In the book Concrete Mathematics, chapter 2, section 2.2 -- sums and recurrences, page 26 (2nd edition), the authors talk about the following example:
Given the general recurrence
$$ R(0) = \alpha $$ $$ R(n) = R(n-1) + \beta + \epsilon n $$
The authors generalize the recurrence relation to:
$$ R(n) = A(n)\alpha + B(n)\beta + C(n)\epsilon $$
Employing the Repertoire Method, the authors plug in simple functions of $n$ in order to determine $A(n), B(n), C(n)$. So they discover:
Setting $R(n) = 1$ implies $\alpha = 1, \beta = 0, \epsilon = 0 \implies A(n) = 1$.
Setting $R(n) = n$ implies $\alpha = 0, \beta = 1, \epsilon = 0 \implies B(n) = n$.
Setting $R(n) = n^2$ implies $\alpha = 0, \beta = -1, \epsilon = 0 \implies C(n) = \frac{n^2 + n}{2}$.

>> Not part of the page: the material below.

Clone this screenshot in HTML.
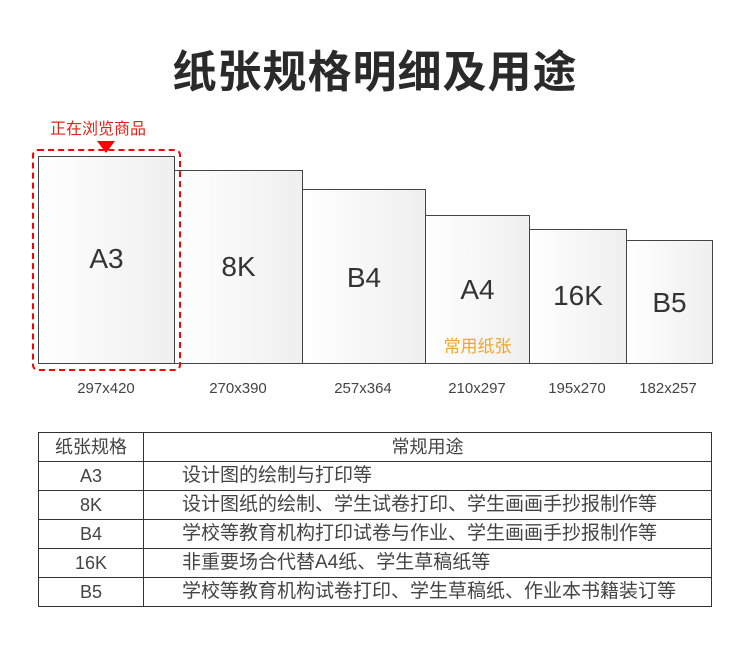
<!DOCTYPE html>
<html><head><meta charset="utf-8"><style>
body{margin:0;width:750px;height:657px;background:#fff;position:relative;overflow:hidden;font-family:"Liberation Sans","Noto Sans CJK SC",sans-serif;color:#333}
.a{position:absolute}
.t{left:0;width:750px;top:36px;text-align:center;font-size:44px;font-weight:bold;color:#2a2a2a;letter-spacing:1px}
.r{position:absolute;border:1.5px solid #444;box-sizing:border-box;background:linear-gradient(90deg,#fff,#efefef)}
.r span{position:absolute;left:0;right:0;text-align:center;font-size:28px;color:#333}
.d{position:absolute;font-size:15px;color:#444;text-align:center;width:100px}
table{position:absolute;left:38px;top:432px;width:674px;border-collapse:collapse;font-size:18px;color:#444}
td{border:1.5px solid #333;height:28px;padding:0;line-height:28px}
td:first-child{text-align:center;width:104px}
td.l{padding-left:38px;font-size:19px}
</style></head><body>
<div class="a t">纸张规格明细及用途</div>
<div class="a" style="left:50px;top:115px;font-size:16px;color:#e8201a">正在浏览商品</div>
<div class="a" style="left:97px;top:141px;width:0;height:0;border-left:9px solid transparent;border-right:9px solid transparent;border-top:12px solid #f00"></div>
<div class="r" style="left:174px;top:170px;width:129px;height:194px"><span style="top:80px">8K</span></div>
<div class="r" style="left:302px;top:189px;width:124px;height:175px"><span style="top:72px">B4</span></div>
<div class="r" style="left:425px;top:215px;width:105px;height:149px"><span style="top:58px">A4</span><span style="top:116px;font-size:17px;color:#f5a623">常用纸张</span></div>
<div class="r" style="left:529px;top:229px;width:98px;height:135px"><span style="top:50px">16K</span></div>
<div class="r" style="left:626px;top:240px;width:87px;height:124px"><span style="top:46px">B5</span></div>
<div class="r" style="left:38px;top:156px;width:137px;height:208px"><span style="top:86px">A3</span></div>
<div class="a" style="left:32px;top:149px;width:149px;height:222px;border:2px dashed #f00;border-radius:6px;box-sizing:border-box"></div>
<div class="d" style="left:56px;top:380px">297x420</div>
<div class="d" style="left:188px;top:380px">270x390</div>
<div class="d" style="left:313px;top:380px">257x364</div>
<div class="d" style="left:427px;top:380px">210x297</div>
<div class="d" style="left:527px;top:380px">195x270</div>
<div class="d" style="left:618px;top:380px">182x257</div>
<table>
<tr><td>纸张规格</td><td style="text-align:center">常规用途</td></tr>
<tr><td>A3</td><td class="l">设计图的绘制与打印等</td></tr>
<tr><td>8K</td><td class="l">设计图纸的绘制、学生试卷打印、学生画画手抄报制作等</td></tr>
<tr><td>B4</td><td class="l">学校等教育机构打印试卷与作业、学生画画手抄报制作等</td></tr>
<tr><td>16K</td><td class="l">非重要场合代替A4纸、学生草稿纸等</td></tr>
<tr><td>B5</td><td class="l">学校等教育机构试卷打印、学生草稿纸、作业本书籍装订等</td></tr>
</table>
</body></html>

Values for the first couple of terms of the recurrence:
$$ \begin{eqnarray*} R(0) &=& \alpha \\ R(1) &=& \alpha + \beta + \epsilon \\ R(2) &=& \alpha + 2\beta + 3\epsilon \\ R(3) &=& \alpha + 3\beta + 6\epsilon \\ R(4) &=& \alpha + 4\beta + 10\epsilon \\ R(5) &=& \alpha + 5\beta + 15\epsilon \end{eqnarray*} $$
I do not understand what is the process through which the values for $\alpha$, $\beta$, and $\epsilon$ are implied. I would like some help with that. Where exactly do we look and what do we math them against to see what they have to be?